The Struction of C Source Code
Like MATLAB mex function, Python.h
provides us with power APIs to write C extension. In a typical C source code to be integrated into Python program, there are four parts:
- C functions you want to integrate into Python program.
- A converter to coordinate the data structures of C and Python.
- A table mapping the names of your functions as Python developers see them to C functions inside the extension module.
- An initialization function.
C functions
The first part consists of primitive C functions like
double _value_at_one(int n){
double dt = 1.0/n;
double f = 1;
for(int i=0;i<n;i++)
{
f = 1.0/(1-dt)*f;
}
return f;
}
double _value_at_two(int n){
double dt = 2.0/n;
double f = 1;
for(int i=0;i<n;i++)
{
f = 1.0/(1-dt)*f;
}
return f;
}
This is pure C and we do not have to worry about interations between C and Python.
converter
static PyObject *
value_at_one(PyObject *self, PyObject *args)
{
int n;
if (!PyArg_ParseTuple(args,"i",&n)){
return NULL;
}
return Py_BuildValue("d",_value_at_one(n));
}
static PyObject *
value_at_two(PyObject *self, PyObject *args)
{
int n;
if (!PyArg_ParseTuple(args,"i",&n)){
return NULL;
}
return Py_BuildValue("d",_value_at_two(n));
}
In this part, we wrap the C functions in a "converter". There are three kinds of converters, which differs only in the arguments they take: besides self arguments, functions with no arguments,functions with tuple arguments and functions with key word arguments.
For the second case, the standard API to parse the arguments is PyArg_ParseTuple
function.
Py_BuildValue
constructs a Python data structure from C data structure.
mapping table
Mapping table is a array of structures that assemble all the functions in a single container.
static PyMethodDef calculate_methods[] = {
/* The cast of the function is necessary since PyCFunction values
* only take two PyObject* parameters, and keywdarg_parrot() takes
* three.
*/
{"value_at_one", (PyCFunction)value_at_one, METH_VARARGS,
"This is a demo"},
{"value_at_two", (PyCFunction)value_at_two, METH_VARARGS,
"value_at_two demo"},
{NULL, NULL, 0, NULL} /* sentinel */
};
Every struction consists of the function name you want to expose to the Python developers, a pointer to the function constructed in the last step, a flag to identify the type of the function and a help string. The last structure must be something like the example above, marking the end of the table.
initialization function
It is a routine to initialize the function at the end of the source code.
PyMODINIT_FUNC
initdiff_calulate(void)
{
/* Create the module and add the functions */
(void)Py_InitModule("diff_calulate", calculate_methods);
}
diff_calculate
will then be the package name. The initialization function name is init<PACKAGE_NAME>
.
one more thing: header files
Python.h
should be included.
If you run gcc example.c -o examle
in the command line, you will get a fatal error saying that Python.h
is not found. This is because the .h
file is not in the default search path of clang. You should look for the right version of Python.h
. For me, it is /usr/include/python2.7
. But by using the setup.py
method, we do not have to worry about it.

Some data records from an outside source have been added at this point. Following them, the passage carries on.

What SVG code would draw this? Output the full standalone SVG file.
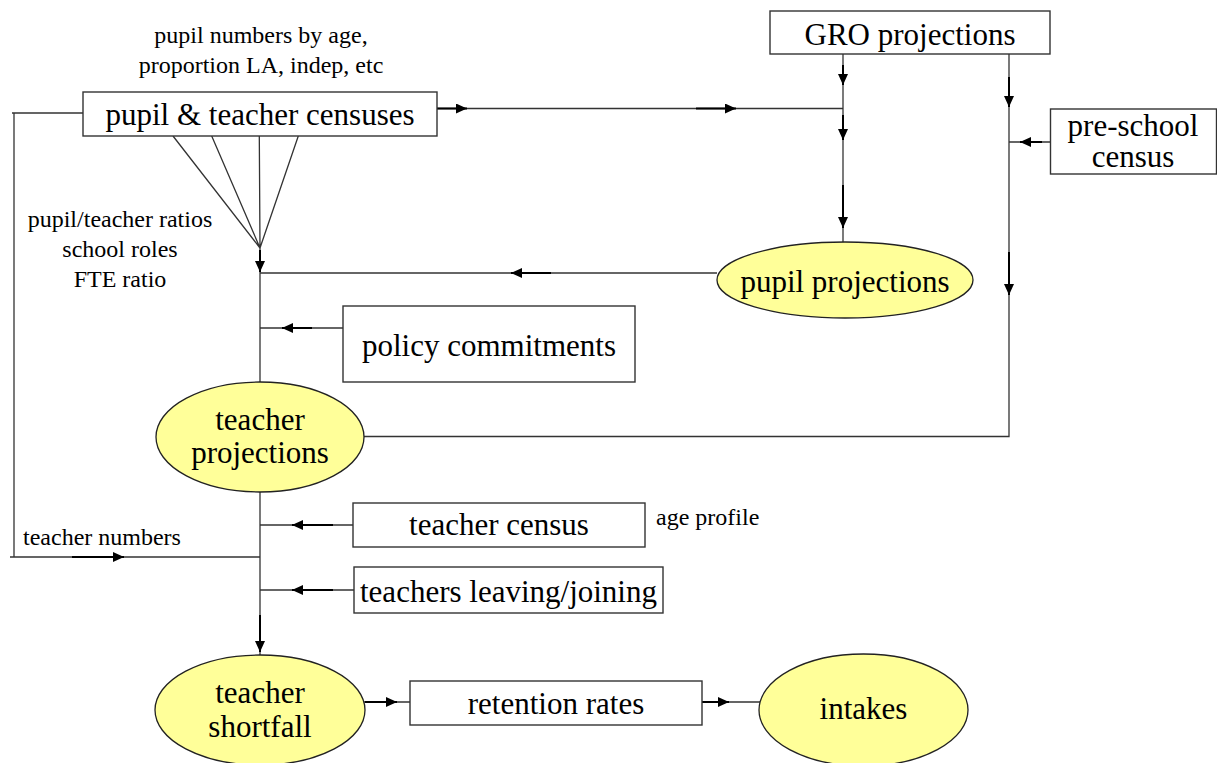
<svg xmlns="http://www.w3.org/2000/svg" width="1217" height="763" viewBox="0 0 1217 763">
<defs>
<marker id="ah" markerUnits="userSpaceOnUse" markerWidth="12" markerHeight="10" refX="11" refY="5" orient="auto">
<path d="M0,0 L11,5 L0,10 z" fill="#000"/>
</marker>
<style>
.box{fill:#fff;stroke:#333;stroke-width:1.4}
.ell{fill:#ffff99;stroke:#222;stroke-width:1.3}
.ln{fill:none;stroke:#333;stroke-width:1.3}
.ar{fill:none;stroke:#000;stroke-width:2;marker-end:url(#ah)}
.big{font-family:"Liberation Serif","Times New Roman",serif;font-size:31px;fill:#000;text-anchor:middle}
.sm{font-family:"Liberation Serif","Times New Roman",serif;font-size:24px;fill:#000}
.c{text-anchor:middle}
</style>
</defs>
<rect width="1217" height="763" fill="#fff"/>

<g id="connectors">
<!-- left feedback loop -->
<path class="ln" d="M83,113 H12 M14,113 V557 M10,557 H260"/>
<!-- censuses to GRO line -->
<path class="ln" d="M437,108.5 H843"/>
<!-- fan -->
<path class="ln" d="M173,136 L260,248 M211.7,136 L260,248 M259.3,136 L260,248 M298.3,136 L260,248"/>
<!-- main vertical -->
<path class="ln" d="M260,248 V383 M260,492 V655"/>
<!-- GRO left vertical -->
<path class="ln" d="M843,54 V242"/>
<!-- GRO right vertical & return to teacher projections -->
<path class="ln" d="M1009,54 V436.5 H364"/>
<!-- pre-school -->
<path class="ln" d="M1050,142 H1009"/>
<!-- pupil projections -->
<path class="ln" d="M717,273 H260"/>
<!-- policy -->
<path class="ln" d="M343,328 H260"/>
<!-- teacher census -->
<path class="ln" d="M353,525 H260"/>
<!-- leaving -->
<path class="ln" d="M354,590 H260"/>
<!-- bottom row -->
<path class="ln" d="M364,702 H410 M702,702 H760"/>

<!-- arrows -->
<path class="ar" d="M437,108.5 H467"/>
<path class="ar" d="M696,108.5 H736"/>
<path class="ar" d="M843,65 V85"/>
<path class="ar" d="M843,115 V140"/>
<path class="ar" d="M843,185 V228"/>
<path class="ar" d="M1009,77 V107"/>
<path class="ar" d="M1009,252 V295"/>
<path class="ar" d="M1042,142 H1020"/>
<path class="ar" d="M551,273 H511"/>
<path class="ar" d="M260,250 V272"/>
<path class="ar" d="M312,328 H282"/>
<path class="ar" d="M333,525 H292"/>
<path class="ar" d="M333,590 H292"/>
<path class="ar" d="M72,557 H124"/>
<path class="ar" d="M260,615 V652"/>
<path class="ar" d="M365,702 H397"/>
<path class="ar" d="M702,702 H729"/>
</g>

<g id="label-pupil-numbers">
<text class="sm c" x="261" y="43">pupil numbers by age,</text>
<text class="sm c" x="261" y="72.5">proportion LA, indep, etc</text>
</g>
<g id="label-ratios">
<text class="sm c" x="120" y="227">pupil/teacher ratios</text>
<text class="sm c" x="120" y="256.5">school roles</text>
<text class="sm c" x="120" y="286.5">FTE ratio</text>
</g>
<g id="label-teacher-numbers">
<text class="sm" x="23" y="545">teacher numbers</text>
</g>
<g id="label-age-profile">
<text class="sm" x="656" y="525">age profile</text>
</g>

<g id="censuses">
<rect class="box" x="83" y="92" width="354" height="44"/>
<text class="big" x="260" y="125">pupil &amp; teacher censuses</text>
</g>
<g id="gro">
<rect class="box" x="770" y="11" width="280" height="43"/>
<text class="big" x="910" y="45">GRO projections</text>
</g>
<g id="preschool">
<rect class="box" x="1050.5" y="109" width="166" height="65"/>
<text class="big" x="1133" y="136">pre-school</text>
<text class="big" x="1133" y="167">census</text>
</g>
<g id="pupil-projections">
<ellipse class="ell" cx="845" cy="280" rx="128" ry="38"/>
<text class="big" x="845" y="292">pupil projections</text>
</g>
<g id="policy">
<rect class="box" x="343" y="306" width="292" height="76"/>
<text class="big" x="489" y="356">policy commitments</text>
</g>
<g id="teacher-projections">
<ellipse class="ell" cx="260" cy="437" rx="104" ry="55"/>
<text class="big" x="260" y="430">teacher</text>
<text class="big" x="260" y="463">projections</text>
</g>
<g id="teacher-census">
<rect class="box" x="353" y="503" width="292" height="44"/>
<text class="big" x="499" y="535">teacher census</text>
</g>
<g id="leaving">
<rect class="box" x="354" y="567" width="309" height="46"/>
<text class="big" x="508.5" y="602">teachers leaving/joining</text>
</g>
<g id="shortfall">
<ellipse class="ell" cx="260" cy="710" rx="105" ry="55"/>
<text class="big" x="260" y="703">teacher</text>
<text class="big" x="260" y="737">shortfall</text>
</g>
<g id="retention">
<rect class="box" x="410" y="681" width="292" height="44"/>
<text class="big" x="556" y="714">retention rates</text>
</g>
<g id="intakes">
<ellipse class="ell" cx="863.5" cy="710" rx="104.5" ry="56"/>
<text class="big" x="863.5" y="719">intakes</text>
</g>
</svg>
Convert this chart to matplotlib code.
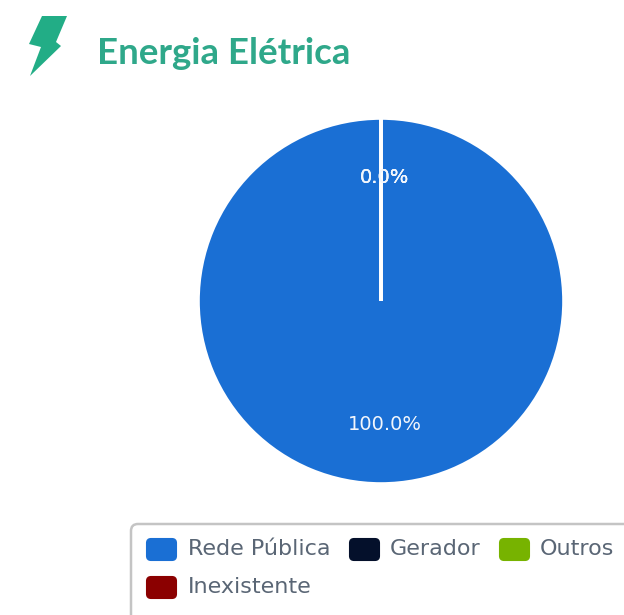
import matplotlib
matplotlib.use('Agg')
import matplotlib.pyplot as plt
from matplotlib.patches import FancyBboxPatch, Polygon

labels = ['Rede Pública', 'Gerador', 'Outros', 'Inexistente']
values = [100.0, 0.0, 0.0, 0.0]
colors = ['#1a6fd4', '#04102b', '#77b300', '#8b0000']
title = 'Energia Elétrica'

W, H = 624, 615
fig = plt.figure(figsize=(W / 100, H / 100), dpi=100, facecolor='white')

# overlay in pixel coords for title, icon and legend box
bg = fig.add_axes([0, 0, 1, 1])
bg.set_xlim(0, W)
bg.set_ylim(H, 0)
bg.axis('off')

# lightning icon
bolt = [(42, 16), (67, 16), (56, 42), (61, 46), (30, 76), (41, 47), (29, 44)]
bg.add_patch(Polygon(bolt, closed=True, facecolor='#22ad86', edgecolor='none'))
bg.text(97, 54, title, fontsize=26.4, fontweight='bold', family='Lato',
        color='#2fa88a', va='center', ha='left')

# pie
cx, cy, r = 381, 301, 183
ax = fig.add_axes([(cx - r) / W, 1 - (cy + r) / H, 2 * r / W, 2 * r / H])
wedges, texts, autotexts = ax.pie(values, colors=colors, startangle=90, counterclock=False,
                                  autopct='%1.1f%%', pctdistance=0.675,
                                  wedgeprops={'edgecolor': 'white', 'linewidth': 2.6},
                                  textprops={'color': '#f2f6fc', 'fontsize': 14})
ax.set_xlim(-1, 1)
ax.set_ylim(-1, 1)
for w in wedges:
    w.set_clip_on(False)
for t in autotexts:
    t.set_x(t.get_position()[0] + 0.02)

# legend box runs off the right and bottom edge
bg.add_patch(FancyBboxPatch((131, 524), 540, 140, boxstyle='round,pad=0,rounding_size=7',
                            facecolor='white', edgecolor='#c4c4c4', linewidth=1.8))
rows = [(146, 188, 549), (349, 390, 549), (499, 540, 549), (146, 188, 587)]
for (sx, tx, ty), name, col in zip(rows, labels, colors):
    bg.add_patch(FancyBboxPatch((sx + 1, ty - 10), 29, 21, boxstyle='round,pad=0,rounding_size=4',
                                facecolor=col, edgecolor=col, linewidth=1.5))
    bg.text(tx, ty, name, fontsize=16, color='#5a6675', va='center', ha='left')

fig.savefig('out.png', dpi=100)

Glue C Source Code to Python
The Python package distutils
provides us with a great way to setup the Python module with nearly no effort.
Continuing the example above, we can create a file setup.py
in the same directory:
from distutils.core import setup, Extension
module = Extension('diff_calculate',sources=['example.c'])
setup(
ext_modules = [module]
)
Note that the first arguments of Extension
class must be the same as the package name. You can also add name=...,version=...
arguments to setup(...)
as you like. Then in the command line, run python setup.py build
. You will obtain a build
directory, in which you can find diff_calculate.so
-- this is the package you can directly put into use.
Use the package
To use the package, import
will do:
>>> import diff_calculate
>>> diff_calculate.value_at_one(100)
2.7319990264290435
>>> diff_calculate.value_at_two(100)
7.540366073866224
Summary
Writing C extension for Python is easy. In practice, to rewrite the pure C code to a Python extension, we can just modify an example code because most of the steps are very similar. A great tutorial on Python C extension is hosted on tutorialspoint.
Enjoy Python and use Python to do scientific computing!